THIRTEEN
Matilda is thirteen. She floats, suspended between two distinct worlds; childhood and adulthood. Her self-perception is emerging. She has become aware of the mark she makes on the world, just as the world makes marks on her.
Thirteen reflects this altered state, she is materiality; flesh and blood, yet she is affected by the virtual nature of the world, non-tangible impressions, memories and interpretations she cannot grasp, yet are capable of profound harm. They can cut, tear, hurt and shape her. Life experiences can leave us isolated and disorientated, what language can we use to describe this distortion? Thirteen explores a duality. The fragility of body and spirit represented by paper, and Matilda’s ethereal words illustrated, with abstract imagery.
This dichotomy is reflected by the paradoxical nature of film and photography, the material world entangled within a virtual animated realm. Her portrait, as a photograph sits still, muted, and centre stage, her voice is heard, yet her persona, represented by paper, is manipulated by unseen hands. Like a paper doll, she has little control over her environment.
This collage animation is constructed with blended singular images, creating the illusion of motion. Out of the material emerges the virtual, “continuity out of discontinuity.” (Gunning 2014:49)

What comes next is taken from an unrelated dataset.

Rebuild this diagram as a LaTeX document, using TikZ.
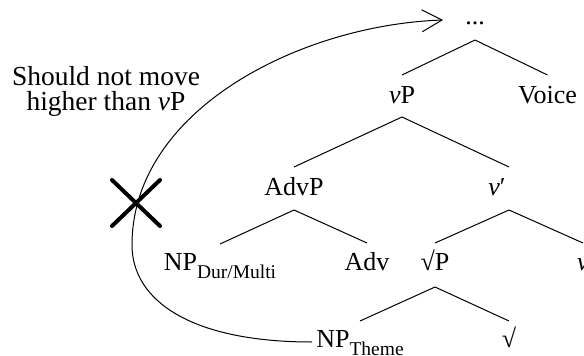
\documentclass[tikz,border=0pt]{standalone}
\usepackage{fontspec}
\setmainfont{Liberation Serif}
\usetikzlibrary{arrows.meta}
\newcommand\tsub[1]{\raisebox{-8pt}{\fontsize{19.5}{20}\selectfont #1}}
\begin{document}
\begin{tikzpicture}[x=1pt,y=-1pt,
  lbl/.style={anchor=base,inner sep=4pt,font=\fontsize{26}{30}\selectfont},
  note/.style={anchor=base,inner sep=0pt,font=\fontsize{27.5}{30}\selectfont},
  edge/.style={line width=1pt},
  move/.style={line width=1pt,-{Straight Barb[length=20pt,width=22pt,line width=1pt]}},
  cross/.style={line width=4pt,line cap=round}]
\useasboundingbox (0,0) rectangle (584,356);
% tree nodes
\node[lbl] (dots)  at (475,24)  {...};
\node[lbl] (vP)    at (402,103) {\textit{v}P};
\node[lbl] (voice) at (547.5,103) {Voice};
\node[lbl] (advp)  at (294,195) {AdvP};
\node[lbl] (vbar)  at (497,195) {\textit{v}′};
\node[lbl] (npdur) at (220,270) {NP\tsub{Dur/Multi}};
\node[lbl] (adv)   at (367,270) {Adv};
\node[lbl] (rootp) at (435,270) {√P};
\node[lbl] (vhead) at (583,270) {\textit{v}};
\node[lbl] (theme) at (360,347) {NP\tsub{Theme}};
\node[lbl] (root)  at (509,347) {√};
% annotation
\node[note] (annot1) at (106,85)  {Should not move};
\node[note] (annot2) at (106,110) {higher than \textit{v}P};
% tree edges
\draw[edge] ([yshift=-16pt]dots.base) -- ([yshift=28pt]vP.base);
\draw[edge] ([yshift=-16pt]dots.base) -- ([yshift=28pt]voice.base);
\draw[edge] ([yshift=-14pt]vP.base) -- ([yshift=28pt]advp.base);
\draw[edge] ([yshift=-14pt]vP.base) -- ([xshift=12pt,yshift=28pt]vbar.base);
\draw[edge] ([yshift=-15pt]advp.base) -- ([yshift=26pt]npdur.base);
\draw[edge] ([yshift=-15pt]advp.base) -- ([yshift=27pt]adv.base);
\draw[edge] ([xshift=12pt,yshift=-15pt]vbar.base) -- ([yshift=27pt]rootp.base);
\draw[edge] ([xshift=12pt,yshift=-15pt]vbar.base) -- ([yshift=27pt]vhead.base);
\draw[edge] ([yshift=-17pt]rootp.base) -- ([yshift=26pt]theme.base);
\draw[edge] ([yshift=-17pt]rootp.base) -- ([yshift=26pt]root.base);
% movement arrow
\coordinate (mvend) at (443,20);
\draw[move] ([yshift=5pt]theme.base west) .. controls (190,342) and (132,300) .. (132,245)
  .. controls (132,110) and (300,25) .. (mvend);
% cross
\coordinate (xmark) at (136,203);
\draw[cross] ([shift={(-24,-23)}]xmark) -- ([shift={(24,23)}]xmark);
\draw[cross] ([shift={(-24,23)}]xmark) -- ([shift={(24,-23)}]xmark);
\end{tikzpicture}
\end{document}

The process was inspired by artist and animator, William Kentridge, who’s work exists in a space between the material and virtual, actively engaging with ambiguity, “Let me show you what I know of the world” (Kentridge 2017:74). Inspired by his ethos, I believe we are stronger when we listen without judgement.
Jan Švankmajer’s subversive and surreal film work alludes to the secret life of inanimate things. He breathes life into childlike ephemera, he reminds us that childhood, can be a dark place, one which adults are all to keen to veneer with a sugary coating of nostalgia. The recontextulising of the objects, images, and narration serve to remind us that what we see and hear is not always a shared reality, our perception is often tainted and even distorted by our own experiences.
Through my work with young people I have been made profoundly aware of a void in our knowledge as adults, pertaining to the experience of childhood. Their world is jarring and difficult to navigate, they are often unwilling passengers. We are the potential role models and architects of their future. We need to learn to listen, quietly, without interruption and let go of assumption.
To relate is to understand, to understand is to empathise.
REFERENCES
KENTRIDGE, William. 2017. William Kentridge. 1st ed. Edited by Rosalind E. Krauss. Cambridge, Massachusetts: The MIT Press.
GUNNING, Tom. 2014. ‘Animating the Instant: The Secret Symmetry between Animation and Photography’ BECKMAN, Karen Redrobe (ed.). Animating Film Theory. s.l: Duke University Press.